Published 2026-06-10
Remote workshop projects in Africa depend on drawings that can be understood by a mixed local crew. A good installation package reduces phone calls, prevents unsafe improvisation, and keeps the steel frame erection sequence under control.
The first drawing to check is the anchor bolt plan. It should show grid lines, column base dimensions, bolt diameter, projection, and template information. Remote projects often lose time because foundations are poured before final bolt details are confirmed. If the anchor pattern is wrong, every later step becomes slower. Buyers should freeze the bolt plan before civil work and request written confirmation from the steel supplier.
Frame elevations come next. Each portal frame should have member marks that match the packing list and the labels painted or tagged on steel pieces. Drawings should show which side faces outside, where splice plates connect, and which bolts are used at each joint. This is especially important when the crew has limited experience with imported steel buildings. Clear mark consistency is one of the simplest ways to prevent installation errors.

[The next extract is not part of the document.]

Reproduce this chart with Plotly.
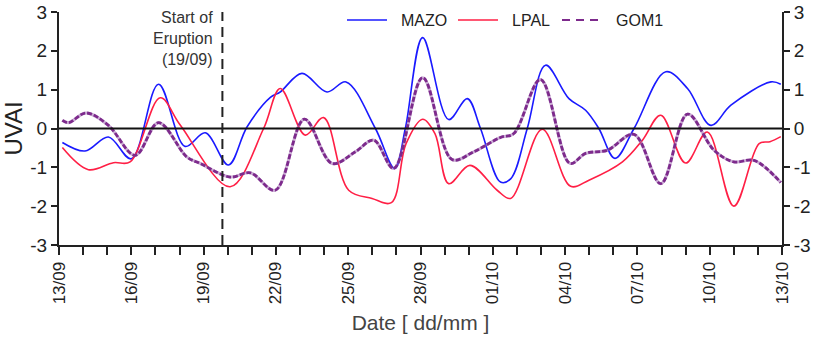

Bracing drawings deserve more attention than they usually receive. Roof bracing, wall bracing, tie rods, struts, and knee braces make the frame stable during and after erection. A crew may be tempted to leave bracing loose until later, but that can create unsafe conditions. The installation guide should state the temporary stability sequence and identify which bays must be completed before roof sheets are placed. A reliable prefab steel building factory should make these requirements easy to read.
Purlin and girt layouts should include lap direction, spacing, bolt type, and special reinforcement around doors, windows, vents, or service openings. If openings are cut in the field without framed support, cladding can deform and leak. The buyer should ensure that every large opening shown in the architectural plan also appears in the steel secondary member drawings. Missing coordination here is a common source of claims.
Sheeting details are not cosmetic. Roof panel overlap, side lap, ridge cap, eave trim, corner flashing, gutter brackets, and downpipe positions determine whether the workshop stays dry. In remote areas, replacement materials may not be easy to obtain, so the first installation should be correct. Drawings should also show screw spacing and sealant locations. A few extra pages of detail can save weeks of repair after the first storm.
Packing order should follow the erection sequence whenever possible. Containers that bury anchor bolts, roof screws, or first-bay columns behind later materials create unnecessary labor. Buyers can ask for bundle photos, container loading lists, and mark summaries before shipment. These documents help the site manager plan unloading space and protect small parts from being lost.
The final field guide test is simple: could a competent local supervisor explain the next three erection steps using only the drawings and packing list? If not, the package needs clarification before shipment. A workshop in a remote area succeeds when the design, fabrication, packing, and site documents work together as one practical system.
Safety notes should be written into the installation package, not left as verbal advice. The drawings can identify lifting points, temporary bracing needs, sequence limits, and areas where workers should not remove supports before the frame is stable. Remote sites may not have a specialist steel supervisor present every day, so visual guidance helps the local team make safer decisions. Even simple diagrams showing first-bay completion and bracing tension can prevent dangerous shortcuts during busy erection periods.
Handover documentation should include more than as-built drawings. The owner benefits from a compact file containing material certificates, bolt specifications, paint or galvanizing information, panel details, spare part references, and maintenance recommendations. This file helps future repairs and extensions. If a workshop adds a canopy, crane rail, mezzanine, or extra door later, the new designer can understand the original frame rather than starting from assumptions. Good documents keep the building useful after the supplier has left the project.
Before shipment, the buyer should ask for a remote installation briefing using the final drawings. Even a short video meeting can reveal unclear marks, missing bolt references, or confusing bracing notes. The site supervisor can prepare tools, lifting equipment, storage areas, and labor plans before containers arrive. This preparation is especially useful where replacement parts are far away and the weather window is short. Clear drawings plus a practical briefing turn a remote project into a controlled build.
The owner should keep one printed drawing set on site and one clean digital set for later reference. During erection, supervisors often mark corrections, delivery notes, and practical lessons on paper. Those notes are valuable after handover because they explain how the building was actually assembled and where future maintenance teams should look first.